**Aim of the exercise**
Restate the data word for word and leave the images out.

**Collected material**
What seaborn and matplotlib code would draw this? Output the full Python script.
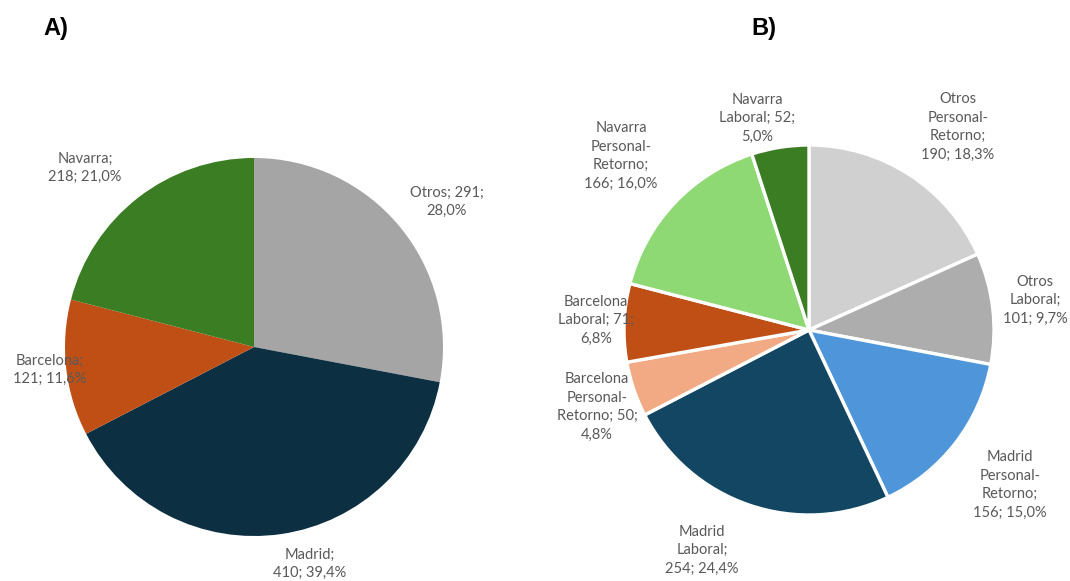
import seaborn as sns
import matplotlib.pyplot as plt

# data
city_names = ["Otros", "Madrid", "Barcelona", "Navarra"]
city_counts = [291, 410, 121, 218]
city_colors = ["#A5A5A5", "#0C2F42", "#C04F15", "#3B7D23"]

motive_names = [
  "Otros Personal-Retorno", "Otros Laboral",
  "Madrid Personal-Retorno", "Madrid Laboral",
  "Barcelona Personal-Retorno", "Barcelona Laboral",
  "Navarra Personal-Retorno", "Navarra Laboral",
]
motive_counts = [190, 101, 156, 254, 50, 71, 166, 52]
motive_colors = [
  "#D0D0D0", "#ADADAD", "#4E95D9", "#124662",
  "#F2AA84", "#C04F15", "#8ED973", "#3B7D23",
]

# how Excel wrapped each label
city_label_fmt = [
  "Otros; {v};\n{p}",
  "Madrid;\n{v}; {p}",
  "Barcelona;\n{v}; {p}",
  "Navarra;\n{v}; {p}",
]
motive_label_fmt = [
  "Otros\nPersonal-\nRetorno;\n{v}; {p}",
  "Otros\nLaboral;\n{v}; {p}",
  "Madrid\nPersonal-\nRetorno;\n{v}; {p}",
  "Madrid\nLaboral;\n{v}; {p}",
  "Barcelona\nPersonal-\nRetorno; {v};\n{p}",
  "Barcelona\nLaboral; {v};\n{p}",
  "Navarra\nPersonal-\nRetorno;\n{v}; {p}",
  "Navarra\nLaboral; {v};\n{p}",
]

# label centres in figure pixels
city_label_px = [(447, 202), (310, 564), (50, 370), (85, 168)]
motive_label_px = [
  (958, 127), (1035, 300), (1010, 485), (702, 550),
  (597, 407), (596, 320), (621, 156), (757, 118),
]

W, H = 1070, 581
sns.set_style("white")
plt.rcParams["font.family"] = ["Lato", "DejaVu Sans"]

fig = plt.figure(figsize=(W / 100, H / 100), dpi=100)


def pie_axes(cx, cy, r):
  ax = fig.add_axes([(cx - r) / W, (H - cy - r) / H, 2 * r / W, 2 * r / H])
  ax.set_axis_off()
  return ax


def fmt_pct(v, total):
  return f"{100 * v / total:.1f}%".replace(".", ",")


def draw_labels(fmts, counts, positions):
  total = sum(counts)
  for f, v, (x, y) in zip(fmts, counts, positions):
    fig.text(
      x / W, 1 - y / H, f.format(v=v, p=fmt_pct(v, total)),
      ha="center", va="center", fontsize=10.5, color="#595959",
      linespacing=1.4,
    )


ax_a = pie_axes(254, 347, 189)
ax_a.pie(
  city_counts, colors=city_colors, startangle=90, counterclock=False,
  radius=1, wedgeprops=dict(linewidth=0),
)
ax_a.set_xlim(-1, 1)
ax_a.set_ylim(-1, 1)
draw_labels(city_label_fmt, city_counts, city_label_px)

ax_b = pie_axes(809, 330, 185)
ax_b.pie(
  motive_counts, colors=motive_colors, startangle=90, counterclock=False,
  radius=1, wedgeprops=dict(edgecolor="white", linewidth=2.4),
)
ax_b.set_xlim(-1, 1)
ax_b.set_ylim(-1, 1)
draw_labels(motive_label_fmt, motive_counts, motive_label_px)

for s, x in [("A)", 56), ("B)", 764)]:
  fig.text(
    x / W, 1 - 29 / H, s, ha="center", va="center", fontsize=17,
    fontweight="bold", color="black", family=["Liberation Sans", "DejaVu Sans"],
  )

fig.savefig("out.png", dpi=100)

**Written response**
What seaborn and matplotlib code would draw this? Output the full Python script.
import seaborn as sns
import matplotlib.pyplot as plt

# data
city_names = ["Otros", "Madrid", "Barcelona", "Navarra"]
city_counts = [291, 410, 121, 218]
city_colors = ["#A5A5A5", "#0C2F42", "#C04F15", "#3B7D23"]

motive_names = [
  "Otros Personal-Retorno", "Otros Laboral",
  "Madrid Personal-Retorno", "Madrid Laboral",
  "Barcelona Personal-Retorno", "Barcelona Laboral",
  "Navarra Personal-Retorno", "Navarra Laboral",
]
motive_counts = [190, 101, 156, 254, 50, 71, 166, 52]
motive_colors = [
  "#D0D0D0", "#ADADAD", "#4E95D9", "#124662",
  "#F2AA84", "#C04F15", "#8ED973", "#3B7D23",
]

# how Excel wrapped each label
city_label_fmt = [
  "Otros; {v};\n{p}",
  "Madrid;\n{v}; {p}",
  "Barcelona;\n{v}; {p}",
  "Navarra;\n{v}; {p}",
]
motive_label_fmt = [
  "Otros\nPersonal-\nRetorno;\n{v}; {p}",
  "Otros\nLaboral;\n{v}; {p}",
  "Madrid\nPersonal-\nRetorno;\n{v}; {p}",
  "Madrid\nLaboral;\n{v}; {p}",
  "Barcelona\nPersonal-\nRetorno; {v};\n{p}",
  "Barcelona\nLaboral; {v};\n{p}",
  "Navarra\nPersonal-\nRetorno;\n{v}; {p}",
  "Navarra\nLaboral; {v};\n{p}",
]

# label centres in figure pixels
city_label_px = [(447, 202), (310, 564), (50, 370), (85, 168)]
motive_label_px = [
  (958, 127), (1035, 300), (1010, 485), (702, 550),
  (597, 407), (596, 320), (621, 156), (757, 118),
]

W, H = 1070, 581
sns.set_style("white")
plt.rcParams["font.family"] = ["Lato", "DejaVu Sans"]

fig = plt.figure(figsize=(W / 100, H / 100), dpi=100)


def pie_axes(cx, cy, r):
  ax = fig.add_axes([(cx - r) / W, (H - cy - r) / H, 2 * r / W, 2 * r / H])
  ax.set_axis_off()
  return ax


def fmt_pct(v, total):
  return f"{100 * v / total:.1f}%".replace(".", ",")


def draw_labels(fmts, counts, positions):
  total = sum(counts)
  for f, v, (x, y) in zip(fmts, counts, positions):
    fig.text(
      x / W, 1 - y / H, f.format(v=v, p=fmt_pct(v, total)),
      ha="center", va="center", fontsize=10.5, color="#595959",
      linespacing=1.4,
    )


ax_a = pie_axes(254, 347, 189)
ax_a.pie(
  city_counts, colors=city_colors, startangle=90, counterclock=False,
  radius=1, wedgeprops=dict(linewidth=0),
)
ax_a.set_xlim(-1, 1)
ax_a.set_ylim(-1, 1)
draw_labels(city_label_fmt, city_counts, city_label_px)

ax_b = pie_axes(809, 330, 185)
ax_b.pie(
  motive_counts, colors=motive_colors, startangle=90, counterclock=False,
  radius=1, wedgeprops=dict(edgecolor="white", linewidth=2.4),
)
ax_b.set_xlim(-1, 1)
ax_b.set_ylim(-1, 1)
draw_labels(motive_label_fmt, motive_counts, motive_label_px)

for s, x in [("A)", 56), ("B)", 764)]:
  fig.text(
    x / W, 1 - 29 / H, s, ha="center", va="center", fontsize=17,
    fontweight="bold", color="black", family=["Liberation Sans", "DejaVu Sans"],
  )

fig.savefig("out.png", dpi=100)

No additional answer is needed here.